Sermons

Summary: How do we react in the storms of life - like Jesus or like the disciples

Luke 8:22-25 (revised version) 15-02-04

Briningham and Binham

Our Gospel reading this morning is the story of Jesus stilling the storm on the Sea of Galilee as it is better known.

Three things strike me from the passage:

1. Jesus’ attitude in the storm

2. The disciples’ attitude in the storm and

3. Our attitudes to the storms of life

Background

The Sea of Galilee often has storms. It is situated 700 feet below sea level and adjacent to high mountains.

Cold air from the mountains is apt to sweep down

through the gorges to the east. And so it can whip up a storm in a short time.(taken Tyndale NT Commentary "Luke" -Leon Morris p.169.)

So it wouldn’t be surprising if the sailors on the ship ran into a storm. What was surprising was Jesus’ attitude in the storm. He simply slept.

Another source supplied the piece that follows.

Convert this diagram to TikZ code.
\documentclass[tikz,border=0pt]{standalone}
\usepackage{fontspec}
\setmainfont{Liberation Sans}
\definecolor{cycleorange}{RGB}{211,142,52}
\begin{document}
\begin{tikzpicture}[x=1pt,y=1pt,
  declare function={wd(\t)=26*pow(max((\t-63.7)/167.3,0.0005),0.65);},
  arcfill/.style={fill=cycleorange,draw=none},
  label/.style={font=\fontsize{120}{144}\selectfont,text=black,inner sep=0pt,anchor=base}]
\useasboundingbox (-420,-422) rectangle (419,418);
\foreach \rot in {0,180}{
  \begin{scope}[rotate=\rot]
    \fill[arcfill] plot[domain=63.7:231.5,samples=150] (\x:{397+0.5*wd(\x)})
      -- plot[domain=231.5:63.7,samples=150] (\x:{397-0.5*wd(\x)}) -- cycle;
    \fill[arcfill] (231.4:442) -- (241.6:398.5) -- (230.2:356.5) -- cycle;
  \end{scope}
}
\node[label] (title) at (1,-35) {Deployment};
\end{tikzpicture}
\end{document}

1. Jesus’ attitude in the storm

Have you ever wondered why Jesus was asleep?

From the parallel passage in St. Mark’s Gospel (Mk 4:35-41) we see that Jesus had been teaching that day and he was tired.

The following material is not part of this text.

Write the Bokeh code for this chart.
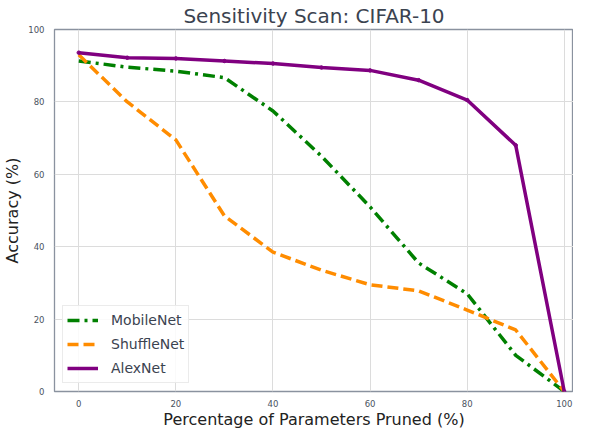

I know that even if I had been utterly exhausted, I wouldn’t have been able to sleep on a boat during a howling gale. I’d be too worried about the boat sinking.

But Jesus wasn’t so utterly exhausted, despite being tired from a hard day’s teaching. What was the key to his sleep? I think it was because

he was utterly at peace in the hands of his

heavenly Father.

Because, as we read elsewhere in Scripture Jesus actively trusted God for his destiny.

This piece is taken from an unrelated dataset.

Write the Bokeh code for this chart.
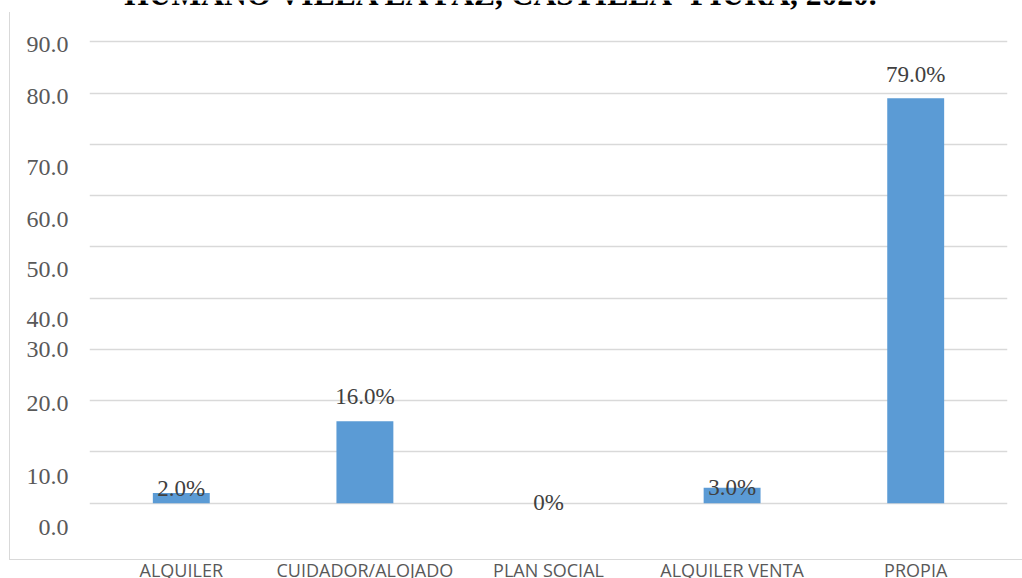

2. The disciples’ attitude to the storm

What was the disciples’ attitude in the storm?

They were worried and tried to sort the problem out on their own.

Yet in the end, these hardened sailors turned to the Nazarene carpenter for help.

I have often wondered why Jesus told his disciples off for their lack of faith? After all, wasn’t it faith to ask Jesus for help?

I think the rebuke is because they didn’t wake

him up earlier – before the storm got too wild

for them to handle.

Perhaps the disciples thought they could deal with

the problem themselves - without having to disturb Jesus.

But that is not what the Christian life is all about.

The disciples were not called to start with God

and then live on in their own strength. They were called to start and continue with God.

Story: I am amazed to find people who tell me that they don’t pray about things because they think their problem is too insignificant to bother God with. They think that he is too busy with other things.

But that is not how God sees it. He wants us to

have a childlike relationship with him.

Look at what Jesus said in Matthew 18

"Unless you change and become like little children, you will never enter the kingdom of God.Therefore whoever humbles himself like this little child is the greatest in the Kingdom of heaven" (Mt 18:3- 4)

Having to humble oneself to have the trust of a little child seems to be a paradox. Yet the greatest saints have had the greatest trust in their God.

And we can trust God to give us good things. And he is concerned for the little things of life too.

Jesus himself put the matter like this:

"Which of you fathers, if your son asks for a

fish, will give him a snake instead? 12Or if he

asks for an egg, will give him a scorpion? 13If you then, though you are evil, know how to give good gifts to your children, how much more will your Father in heaven give the Holy Spirit to those who ask him!" (Luke 11:11-13)

We are called to ask God for everything we want and need. You might even find that Yet God is even interested in our finding a parking space in Norwich on a Saturday morning!

3. Our Attitudes to the storms of life

And so - what is our attitide to the squalls and storms of life?

We can be assured that when we bring our problems to the Lord he will give us peace - the same peace that Jesus had as he slept in the storm.

Story: You might have wondered why I chose

as one of our songs this morning the hymn, written

by Horatio Spafford “It is well, it is well with my soul” this morning.

I chose it becasue it has a very sad and yet inspiring story behind it.

Horatio Spafford was a Chicago lawyer who lost everything he owned in the great Chicago fire of 8th October 1871 and shortly after his only son died.

Then, in November 1873, Anna Spafford, Horatio Spafford’s wife and her four children, Maggie, Tanetta, Annie and Bessie set sail in the French liner, “S.S. Ville de Havre” -the most luxurious ship of its day, from New York to England.